Outlook for the New Centenarians

Financial pressures to snowball for future generation

A generation of ‘New Centenarians’ will be forced to work well into their 70s to stay afloat, according to new research from Scottish Widows. In addition to working longer, they will face a hat-trick of financial pressures as early as their mid-twenties, with the stresses of saving for their first home, paying back their student loans and starting a retirement fund impacting on them much earlier than other generations.

The Office for National Statistics believes that one in three babies born in 2012 in the United Kingdom will live to be 100. This unsurpassed average life expectancy, combined with the rising costs of living, education and housing, means that our children and grandchildren will need to plan much earlier for their future and work for longer than ever before.

The Scottish Widows survey of 1,000 parents with children under the age of five reveals that nearly 78 per cent are concerned that their children may need to work well into their 70s.

Leading economist and trend forecaster Steve Lucas of Development Economics analysed the financial and life milestones that babies born in 2012 will reach before they turn 100. Looking backwards from 2112, the research paints a picture of what life might look like for these babies and examines the steps an average New Centenarian will have taken throughout life in comparison to his or her parents and grandparents.

The personal financial landscape 100 years in the future
Changes to ways that student loans (and, for many people, high tuition fees) are provided mean that those New Centenarians who complete higher education could be paying off their student debts of £73,000 until they are 52 years old.

Couples will increasingly delay having their first child until they are in their early 30s, compared to their late 20s now. An increasing proportion of people will either have no children or just one child. After the purchase of their home, considering the financial burden of having children is probably the most important financial decision they will face in their lives.

Financial products are likely to change to allow for mortgages to be paid over a longer period of time due to people working longer and increased life expectancy. New Centenarians are likely to be paying off their mortgage until they are at least 61, four years later than their parents and seven years later than their grandparents.

In order for New Centenarians to provide an acceptable standard of living for themselves in old age, a pension pot of £2.4m in retirement savings will need to start sooner.

The cost of social care is likely to be another major concern for this future generation. Many New Centenarians will need to contribute financially to the care costs of their parents’ generation, as well as try to put some funds aside for their own care costs in their final years.

Nature of work is likely to change
The state retirement age will be at least 70 by the turn of the next century and an increasing proportion of people will continue working well into their 70s, either because they can’t afford to retire or because they feel it is in their best interest to continue working.

However, the nature of their work is likely to change. According to Lucas, ‘In the future, older workers – especially in the professional and business services sector – are likely to stay working longer into their 70s, but the nature of this work will become more flexible and probably more part-time. Workers in manual or vocational careers are also likely to look to extend their working lives by undertaking a less strenuous, more part-time role.’

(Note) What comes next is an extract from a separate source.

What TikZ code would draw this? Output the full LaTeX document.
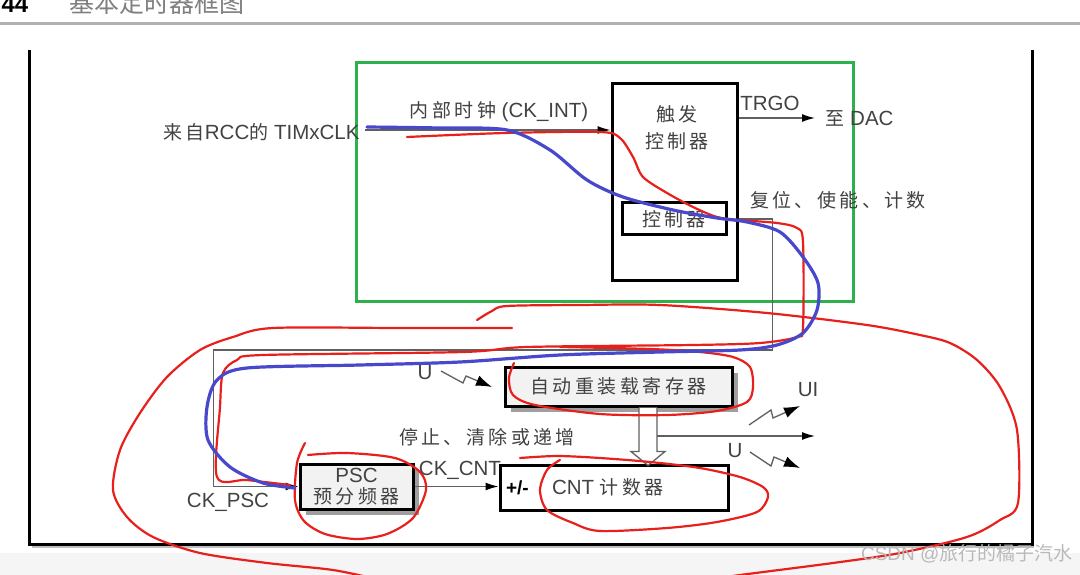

However, this means that New Centenarians could be supporting themselves with a potentially limited income for up to 30 years of retirement. In order to properly prepare for prolonged retirement and counter the effects of the collision of financial pressures, Lucas explains that New Centenarians will need to begin saving for their retirement from at least age 25 and that parents should encourage their children to start understanding finances and the importance of saving from a young age.

It isn’t all doom and gloom for this generation
Almost 45 per cent are concerned that their children will not be able to save enough money for a longer retirement. Yet almost 40 per cent of parents are not considering their child’s long-term future as part of their financial planning and half of all parents would not consider starting a pension for their child on their first birthday.

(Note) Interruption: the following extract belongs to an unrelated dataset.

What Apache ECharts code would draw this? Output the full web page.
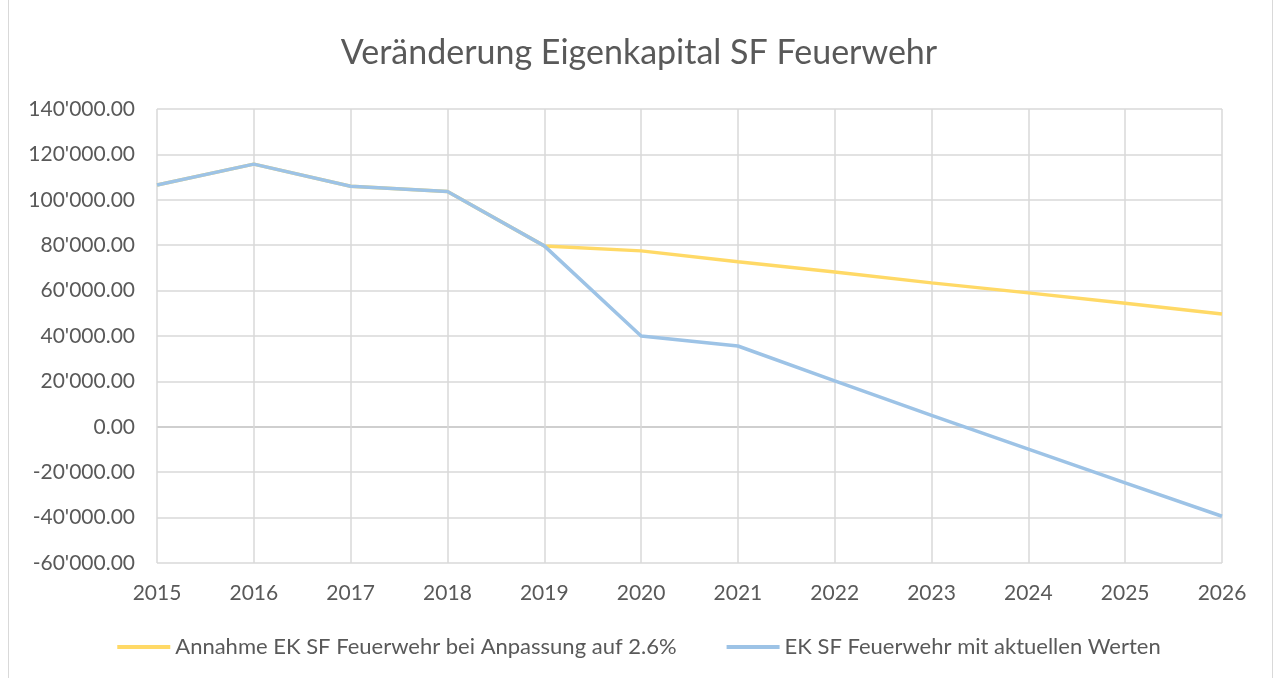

However, it isn’t all doom and gloom for this generation, as 41 per cent of parents are excited about the potential for long-lasting family relationships and a further 37 per cent are pleased to think their children will accomplish more in life because they will be healthier longer.

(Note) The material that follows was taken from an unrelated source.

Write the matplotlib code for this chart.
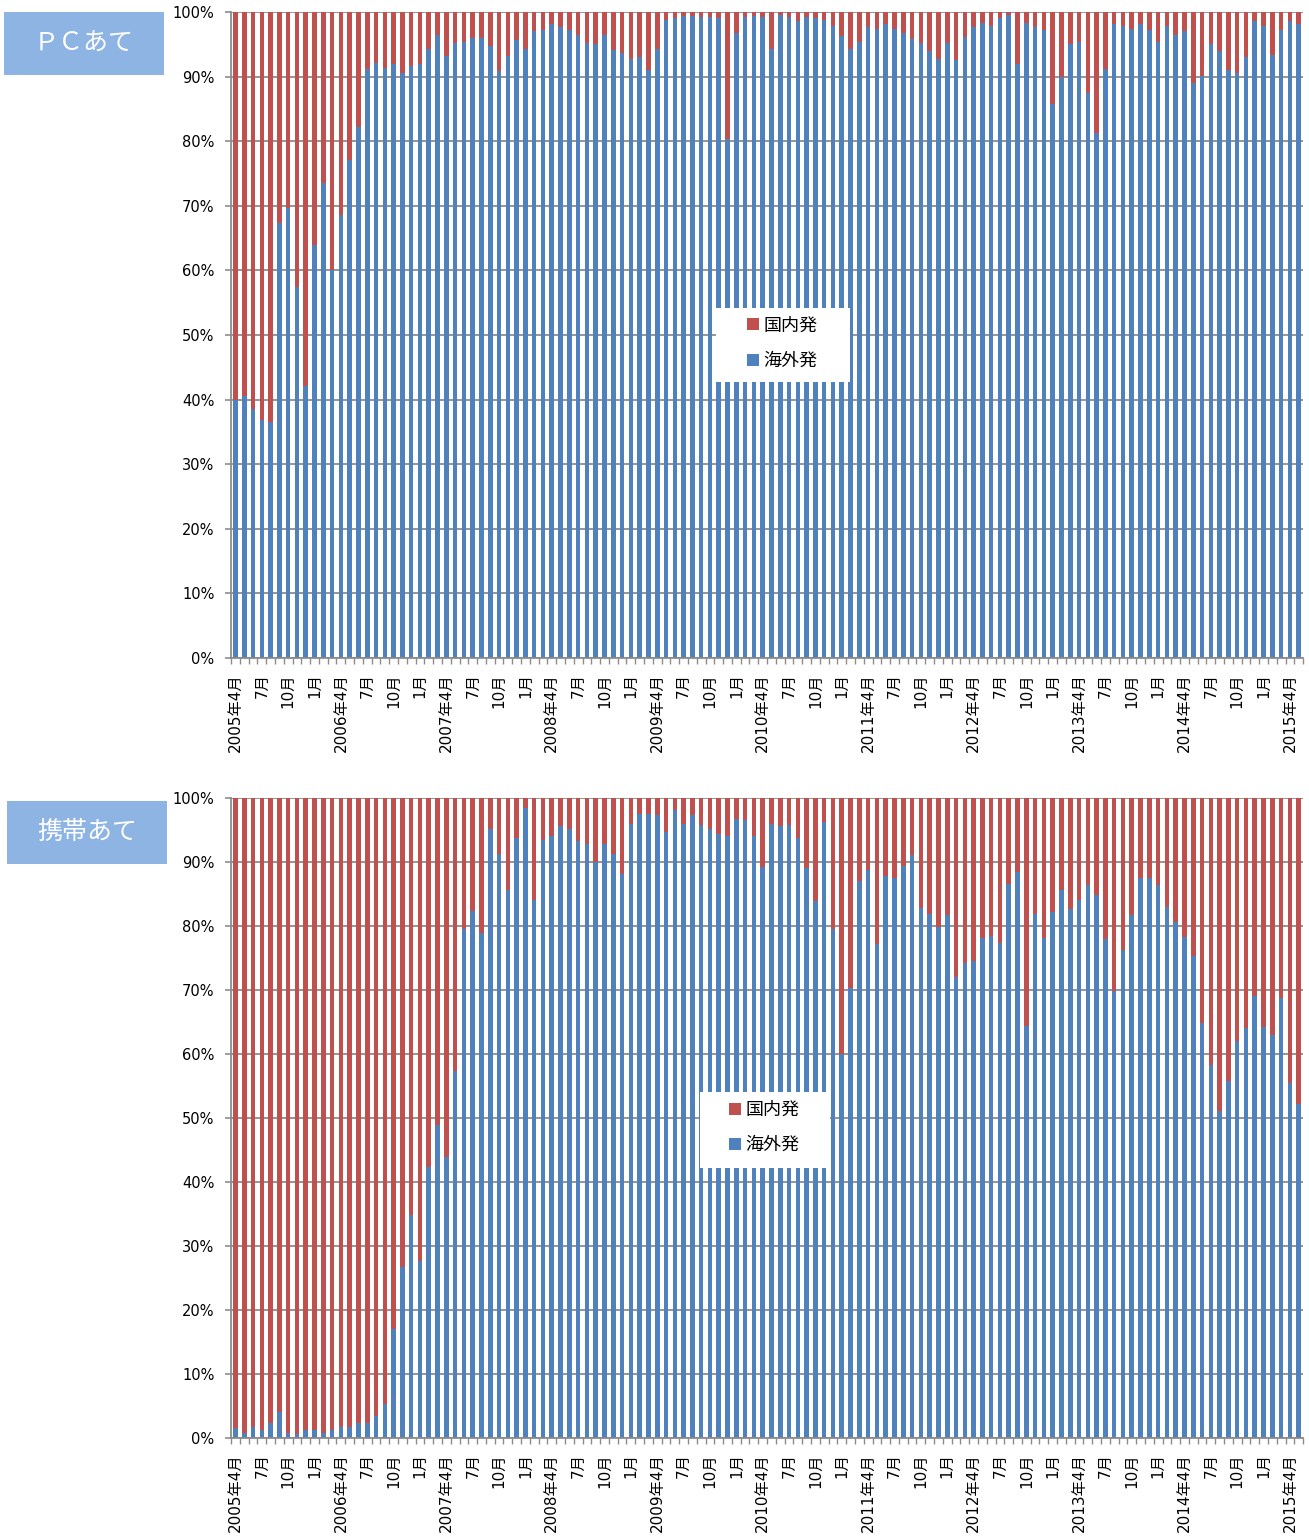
import numpy as np
import matplotlib
matplotlib.use('Agg')
import matplotlib.pyplot as plt
from matplotlib.patches import Rectangle

plt.rcParams['font.family'] = ['DejaVu Sans', 'Noto Sans CJK JP']

# 海外発 share (%) per month, 2005/04 .. 2015/05 ; 国内発 is the rest up to 100
pc_overseas = np.array([
    40.0, 40.5, 38.6, 36.8, 36.5, 67.4, 69.6, 57.4, 42.1, 64.0,
    73.6, 60.0, 68.6, 77.1, 82.2, 91.2, 92.1, 91.4, 91.9, 90.6,
    91.6, 91.9, 94.3, 96.5, 93.2, 95.2, 95.4, 95.9, 95.9, 94.8,
    90.8, 93.2, 95.6, 94.3, 97.0, 97.2, 98.1, 97.6, 97.2, 96.5,
    95.2, 95.0, 96.4, 94.1, 93.7, 92.8, 93.0, 91.0, 94.3, 98.8,
    99.0, 99.4, 99.4, 99.2, 99.2, 99.0, 80.4, 96.8, 99.2, 99.4,
    99.2, 94.3, 99.6, 99.2, 98.6, 99.2, 99.0, 98.8, 97.9, 96.3,
    94.3, 95.4, 97.6, 97.4, 98.1, 97.4, 96.8, 95.8, 95.2, 93.9,
    92.7, 95.2, 92.5, 96.1, 97.6, 98.3, 97.9, 99.0, 99.6, 91.9,
    98.3, 97.6, 97.2, 85.7, 89.9, 95.0, 95.4, 87.5, 81.3, 91.2,
    98.1, 97.9, 97.4, 98.1, 97.2, 95.4, 97.9, 96.5, 97.0, 89.0,
    90.1, 95.0, 93.9, 91.0, 90.5, 93.1, 98.6, 97.9, 93.4, 97.2,
    98.6, 98.1,
])

mobile_overseas = np.array([
    1.5, 0.8, 1.7, 1.3, 2.3, 4.1, 0.8, 0.6, 1.2, 1.3,
    0.8, 1.3, 1.7, 1.7, 2.3, 2.3, 3.5, 5.3, 17.0, 26.7,
    34.8, 27.6, 42.4, 48.9, 43.9, 57.3, 79.5, 82.4, 78.9, 95.1,
    91.3, 85.7, 93.7, 98.4, 84.1, 93.5, 94.1, 95.6, 95.2, 93.3,
    92.8, 90.0, 92.8, 91.3, 88.1, 96.0, 97.5, 97.5, 97.3, 94.7,
    98.2, 96.0, 97.3, 95.8, 95.2, 94.4, 94.1, 96.8, 96.6, 94.1,
    89.3, 96.0, 95.6, 95.8, 93.7, 89.1, 83.9, 96.3, 79.5, 60.0,
    70.3, 87.1, 88.8, 77.2, 87.9, 87.5, 89.4, 91.1, 82.8, 81.9,
    79.8, 81.7, 72.1, 74.2, 74.5, 78.1, 78.5, 77.4, 86.5, 88.4,
    64.4, 81.9, 78.1, 82.2, 85.7, 82.6, 84.0, 86.4, 84.8, 78.0,
    69.8, 76.3, 81.7, 87.5, 87.5, 86.4, 83.0, 80.6, 78.3, 75.3,
    64.8, 58.3, 51.1, 55.8, 62.0, 64.1, 69.0, 64.3, 62.9, 68.8,
    55.4, 52.2,
])

# one label every third month, starting at the first bar
tick_labels = [
    '2005年4月', '7月', '10月', '1月',
    '2006年4月', '7月', '10月', '1月',
    '2007年4月', '7月', '10月', '1月',
    '2008年4月', '7月', '10月', '1月',
    '2009年4月', '7月', '10月', '1月',
    '2010年4月', '7月', '10月', '1月',
    '2011年4月', '7月', '10月', '1月',
    '2012年4月', '7月', '10月', '1月',
    '2013年4月', '7月', '10月', '1月',
    '2014年4月', '7月', '10月', '1月',
    '2015年4月',
]

series_names = ['国内発', '海外発']
panel_titles = ['ＰＣあて', '携帯あて']

BLUE = '#4F81BD'
RED = '#C0504D'
GRID = '#8C8C8C'
TAG = '#8EB4E3'


def draw_panel(ax, overseas, box, legend_xy):
    n = len(overseas)
    x = np.arange(n)
    domestic = 100 - overseas
    b_over = ax.bar(x, overseas, width=0.52, color=BLUE, zorder=2, linewidth=0)
    b_dom = ax.bar(x, domestic, bottom=overseas, width=0.52, color=RED,
                   zorder=2, linewidth=0)

    ax.set_xlim(-0.5, n - 0.5)
    ax.set_ylim(0, 100)
    ax.set_yticks(np.arange(0, 101, 10))
    ax.set_yticklabels(['%d%%' % v for v in range(0, 101, 10)], fontsize=10.5)
    ax.yaxis.grid(True, color=GRID, linewidth=1.3)
    ax.set_axisbelow(True)

    ax.set_xticks(np.arange(0, n, 3)[:len(tick_labels)])
    ax.set_xticklabels(tick_labels, rotation=90, fontsize=11)
    ax.set_xticks(np.arange(-0.5, n, 1), minor=True)
    ax.tick_params(axis='x', which='major', length=0, pad=11)
    ax.tick_params(axis='x', which='minor', length=4, color=GRID, width=1)
    ax.tick_params(axis='y', length=4, color=GRID, width=1.2, pad=8)

    for side in ['top', 'right']:
        ax.spines[side].set_visible(False)
    for side in ['left', 'bottom']:
        ax.spines[side].set_color(GRID)
        ax.spines[side].set_linewidth(1.3)

    # white backing for the legend
    ax.add_patch(Rectangle((box[0], box[1]), box[2], box[3], transform=ax.transAxes,
                           facecolor='white', edgecolor='none', zorder=4))
    leg = ax.legend([b_dom, b_over], series_names, loc='center',
                    bbox_to_anchor=legend_xy, frameon=False, fontsize=13,
                    handlelength=0.65, handleheight=0.65, handletextpad=0.25,
                    labelspacing=0.95)
    leg.set_zorder(5)


fig = plt.figure(figsize=(13.09, 15.38), dpi=100)

ax1 = fig.add_axes([0.1765, 0.5722, 0.819, 0.42])
draw_panel(ax1, pc_overseas, (0.452, 0.427, 0.125, 0.115), (0.5145, 0.487))

ax2 = fig.add_axes([0.1765, 0.0650, 0.819, 0.4161])
draw_panel(ax2, mobile_overseas, (0.4375, 0.422, 0.1215, 0.119), (0.4977, 0.485))

# panel tags on the left
for (x0, y0), title in zip([(0.0031, 0.9512), (0.0053, 0.4382)], panel_titles):
    fig.patches.append(Rectangle((x0, y0), 0.1222, 0.0412, transform=fig.transFigure,
                                 facecolor=TAG, edgecolor='none'))
    fig.text(x0 + 0.0611, y0 + 0.0206, title, color='white', fontsize=18,
             ha='center', va='center', family=['Noto Sans CJK JP'])

fig.savefig('out.png', dpi=100)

This research was undertaken based on past and expected future demographic trends using published research and data from the Office for National Statistics (ONS); this included trend data on life expectancy, healthy life expectancy, fertility, marriage, divorce, having children, commencement of working lives and ages of retirement. ONS data was also used to estimate expected future trends for financial matters including earnings, rents, house prices, mortgage costs and retirement incomes. A range of other information sources – published and unpublished – were utilised to obtain insights into recent and expected future social trends.

Estimates of future financial costs – including earnings, housing costs, student debt and retirement savings – were calculated using bespoke economic and financial models developed by the authors of the research. These figures were estimated by projected-forward underlying trends evident in existing datasets, coupled as appropriate with trend-based inflation assumptions.

The main exception is in the area of future student debt, where a new system is currently being introduced and for which current data cannot be used to construct forward estimates. In this case future estimates were based on a literature review of estimated future student debt liabilities, using sources including the Department for Education, the National Union of Students and student loan companies.